§ **TASK DIRECTIONS**
Working from the top of the listing below, retype each line through the line containing "0.000134, 0.0000015]", both included, with no pictures.

§ **MATERIAL**
◇ ◇ ◇ ◇ ◇

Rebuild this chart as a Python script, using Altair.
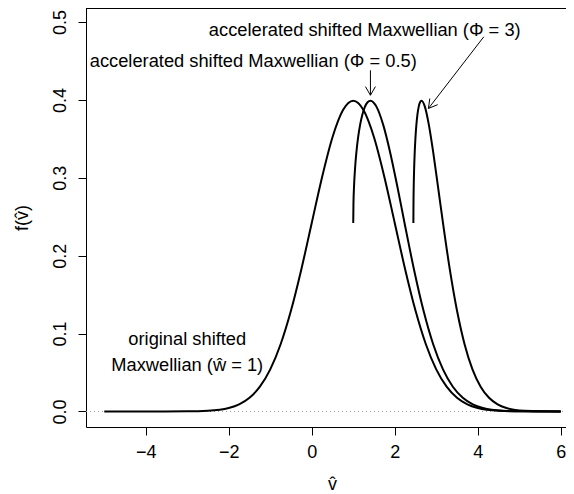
import math
import altair as alt
import pandas as pd

# ---------------- data ----------------
# original shifted Maxwellian (w = 1)
orig_x = [-5, -4, -3, -2.5, -2, -1.75, -1.5, -1.25, -1, -0.75, -0.5, -0.25, 0, 0.25, 0.5, 0.75,
          1, 1.25, 1.5, 1.75, 2, 2.25, 2.5, 2.75, 3, 3.25, 3.5, 3.75, 4, 4.5, 5, 6]
orig_y = [0.0, 0.0000015, 0.000134, 0.00087, 0.00443, 0.00909, 0.01753, 0.03174, 0.05399, 0.08628,
          0.12952, 0.18265, 0.24197, 0.30114, 0.35207, 0.38667, 0.39894, 0.38667, 0.35207, 0.30114,
          0.24197, 0.18265, 0.12952, 0.08628, 0.05399, 0.03174, 0.01753, 0.00909, 0.00443, 0.00087,
          0.000134, 0.0000015]

# accelerated shifted Maxwellian (Phi = 0.5)
acc05_x = [1.0, 1.005, 1.0198, 1.044, 1.077, 1.118, 1.1662, 1.2207, 1.2806, 1.3454, 1.4142, 1.562,
           1.7205, 1.8868, 2.0591, 2.2361, 2.4622, 2.6926, 2.9262, 3.1623, 3.4004, 3.6401, 3.8811,
           4.1231, 4.6098, 5.099, 6.0]
acc05_y = [0.24197, 0.26609, 0.28969, 0.31225, 0.33322, 0.35207, 0.36827, 0.38139, 0.39104, 0.39695,
           0.39894, 0.39104, 0.36827, 0.33322, 0.28969, 0.24197, 0.18265, 0.12952, 0.08628, 0.05399,
           0.03174, 0.01753, 0.00909, 0.00443, 0.00087, 0.000134, 0.0000022]

# accelerated shifted Maxwellian (Phi = 3)
acc3_x = [2.4495, 2.4515, 2.4576, 2.4678, 2.4819, 2.5, 2.5219, 2.5475, 2.5768, 2.6096, 2.6458, 2.7276,
          2.8213, 2.9257, 3.0397, 3.1623, 3.326, 3.5, 3.6827, 3.873, 4.0697, 4.272, 4.4791, 4.6904,
          5.1235, 5.5678, 6.0]
acc3_y = [0.24197, 0.26609, 0.28969, 0.31225, 0.33322, 0.35207, 0.36827, 0.38139, 0.39104, 0.39695,
          0.39894, 0.39104, 0.36827, 0.33322, 0.28969, 0.24197, 0.18265, 0.12952, 0.08628, 0.05399,
          0.03174, 0.01753, 0.00909, 0.00443, 0.00087, 0.000134, 0.0000191]

x_ticks = [-4, -2, 0, 2, 4, 6]
y_ticks = [0.0, 0.1, 0.2, 0.3, 0.4, 0.5]

labels_text = ["accelerated shifted Maxwellian (\u03a6 = 3)",
               "accelerated shifted Maxwellian (\u03a6 = 0.5)",
               "original shifted",
               "Maxwellian (\u0175 = 1)"]
labels_x = [1.277, -1.41, -3.0, -3.0]
labels_y = [0.488, 0.449, 0.0913, 0.0582]

# arrows: start (x, y) -> tip (x, y)
arrow_x0 = [1.414, 4.145]
arrow_y0 = [0.438, 0.481]
arrow_x1 = [1.414, 2.812]
arrow_y1 = [0.406, 0.389]

# ---------------- layout ----------------
X_DOMAIN = [-5.44, 6.127]
Y_DOMAIN = [-0.02, 0.518]
W, H = 480, 419
PX_X = W / (X_DOMAIN[1] - X_DOMAIN[0])
PX_Y = H / (Y_DOMAIN[1] - Y_DOMAIN[0])
FONT = "Liberation Sans"

curves = pd.concat([
    pd.DataFrame({"series": "orig", "x": orig_x, "y": orig_y}),
    pd.DataFrame({"series": "acc05", "x": acc05_x, "y": acc05_y}),
    pd.DataFrame({"series": "acc3", "x": acc3_x, "y": acc3_y}),
], ignore_index=True)

segs = []
HEAD = 10.0
ANG = math.radians(30)
for x0, y0, x1, y1 in zip(arrow_x0, arrow_y0, arrow_x1, arrow_y1):
    segs.append({"x": x0, "y": y0, "x2": x1, "y2": y1})
    dx = (x1 - x0) * PX_X
    dy = -(y1 - y0) * PX_Y
    n = math.hypot(dx, dy)
    bx, by = -dx / n, -dy / n
    for a in (ANG, -ANG):
        rx = bx * math.cos(a) - by * math.sin(a)
        ry = bx * math.sin(a) + by * math.cos(a)
        segs.append({"x": x1, "y": y1, "x2": x1 + HEAD * rx / PX_X, "y2": y1 - HEAD * ry / PX_Y})
segs = pd.DataFrame(segs)

texts = pd.DataFrame({"t": labels_text, "x": labels_x, "y": labels_y})

xs = alt.Scale(domain=X_DOMAIN, nice=False, zero=False)
ys = alt.Scale(domain=Y_DOMAIN, nice=False, zero=False)

x_axis = alt.Axis(values=x_ticks, format="d", grid=False, tickSize=8, labelPadding=8.5,
                  labelFlush=False, title="v\u0302", titleBaseline="alphabetic", titleY=62,
                  titleX=332 - 86, titleAlign="center")
y_axis = alt.Axis(values=y_ticks, format=".1f", grid=False, tickSize=8, labelPadding=13,
                  labelAngle=-90, labelAlign="center", labelBaseline="alphabetic",
                  labelFlush=False, title="f(v\u0302)", titleBaseline="alphabetic",
                  titleX=-59, titleAngle=270, titleAlign="center")

base = alt.Chart(curves)

lines = base.mark_line(color="black", strokeWidth=2, interpolate="monotone", clip=True).encode(
    x=alt.X("x:Q", scale=xs, axis=x_axis),
    y=alt.Y("y:Q", scale=ys, axis=y_axis),
    detail="series:N",
)

zero_line = alt.Chart(pd.DataFrame({"y": [0.0]})).mark_rule(
    color="#9a9a9a", strokeWidth=1, strokeDash=[1, 3]).encode(
    y=alt.Y("y:Q", scale=ys), x=alt.value(0), x2=alt.value(W))

top_frame = alt.Chart(pd.DataFrame({"a": [0]})).mark_rule(color="black", strokeWidth=1).encode(
    y=alt.value(0.5), x=alt.value(0), x2=alt.value(W))

arrows = alt.Chart(segs).mark_rule(color="black", strokeWidth=1).encode(
    x=alt.X("x:Q", scale=xs), y=alt.Y("y:Q", scale=ys),
    x2="x2:Q", y2="y2:Q")

labels = alt.Chart(texts).mark_text(font=FONT, fontSize=18.3, color="black",
                                    align="center", baseline="middle").encode(
    x=alt.X("x:Q", scale=xs), y=alt.Y("y:Q", scale=ys), text="t:N")

chart = alt.layer(zero_line, lines, arrows, labels, top_frame).properties(
    width=W, height=H,
    autosize=alt.AutoSizeParams(type="none"),
    padding={"left": 78, "top": 0, "right": 0, "bottom": 67},
).configure_view(stroke=None).configure_axis(
    labelFont=FONT, titleFont=FONT, labelFontSize=18, titleFontSize=18,
    titleFontWeight="normal", labelColor="black", titleColor="black",
    tickColor="black", domainColor="black", tickWidth=1, domainWidth=1,
)

chart.save("out.html", embed_options={"renderer": "svg", "actions": False})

◇ ◇ ◇ ◇ ◇

§ **OUTPUT BELOW**
Rebuild this chart as a Python script, using Altair.
import math
import altair as alt
import pandas as pd

# ---------------- data ----------------
# original shifted Maxwellian (w = 1)
orig_x = [-5, -4, -3, -2.5, -2, -1.75, -1.5, -1.25, -1, -0.75, -0.5, -0.25, 0, 0.25, 0.5, 0.75,
          1, 1.25, 1.5, 1.75, 2, 2.25, 2.5, 2.75, 3, 3.25, 3.5, 3.75, 4, 4.5, 5, 6]
orig_y = [0.0, 0.0000015, 0.000134, 0.00087, 0.00443, 0.00909, 0.01753, 0.03174, 0.05399, 0.08628,
          0.12952, 0.18265, 0.24197, 0.30114, 0.35207, 0.38667, 0.39894, 0.38667, 0.35207, 0.30114,
          0.24197, 0.18265, 0.12952, 0.08628, 0.05399, 0.03174, 0.01753, 0.00909, 0.00443, 0.00087,
          0.000134, 0.0000015]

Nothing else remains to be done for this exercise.